Petition and Sanction of the Court

A petition has to be submitted to the court for authorizing the demerger. It has to be sanctioned by three-fourth of members/creditors to file an appeal. Once the Court hears the objections, it verifies the applicability of the scheme submitted and later issues an order. The Court would then pass an order approving the demerger in the same newspaper in which the notice of the meeting was advertised.

 

Examples Of Demerger

 

  • Balaji Telefilms: The board of directors of Balaji Telefilms have approved the demerger between the Balaji Telefilms and Balaji Motion Pictures Limited (BMPL).

 

  • Reliance Communications: Reliance Telecom Ltd, a wholly-owned subsidiary of Reliance Communications, will demerge its operations in five circles back into Reliance Communication. The aim of the merge is to combine all Reliance Communication wireless business under one unit.                     

 

Judgement

 

Aditya Birla Telecom Limited vs DCIT

Facts

The taxpayer in the above case is a fully owned subsidiary of Idea Cellular Limited. As per the demerger scheme, all the assets and liabilities of the taxpayer, in this case, were transferred to Idea Cellular Limited without taking anything into consideration before transferring the assets.
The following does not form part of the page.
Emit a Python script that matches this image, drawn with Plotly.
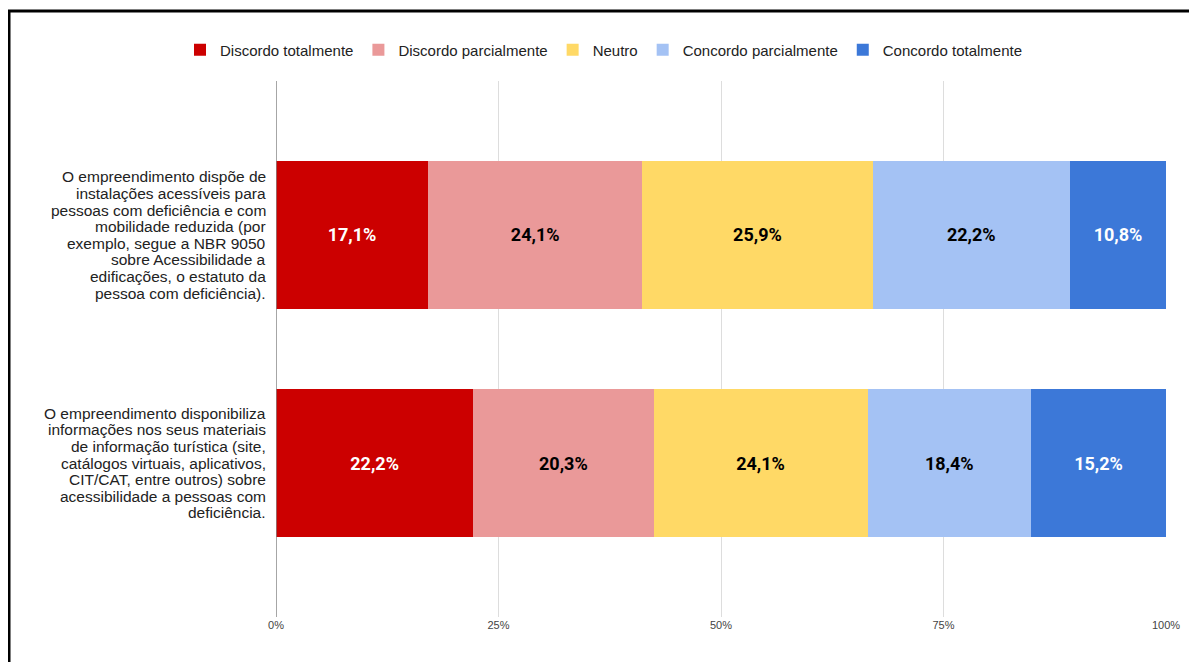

When the taxpayers evaluated the investments in Indus, and the difference after the evaluation was complete had arisen, the same was transferred to the business restructuring reserve.

The assessing officer held that the demerger was not a good step which was taken under section 50(b) of the income tax act 1961 and that it was just calculated for a short period of capital gain and that the evaluation in the Indus was bound to happen as the part of a full consideration in relation to this case. The taxpayer argued that in case the sale consideration did not exist and that the timely profits can be gained from the value of products so that the seller can tax such a transfer.

The assessing officer then held that no demerger shall arise according to the act and that the taxpayer shall not be eligible for an exemption from paying tax which may arise out of the capital gains under section 47 of the income tax act 1961.

Held

Under the scheme, the taxpayer had transferred all the assets and liabilities without looking into consideration, and the same was approved without any changes or amendments by the Gujarat and the Bombay high court. The tribunal has laid down that in the above case the decision was not fair and the matter was not looked into properly and that consideration in the above case does not fall within a particular provision of the act. Hence, there are no capital gains on transfer under the scheme of demerger, in the absence of consideration.

 

Conclusion

 

A demerger is a step taken by companies to boost the value of shareholders in the long run, but the demerged company must fulfil the objective and should maintain a clear perspective of the business to operate separately. The aim of the demerger should be apparent, and the implementation should be conducted by keeping in mind the benefits of all the stakeholders. The concept of the demerger is proved to be a great success in many companies when implemented with extensive planning.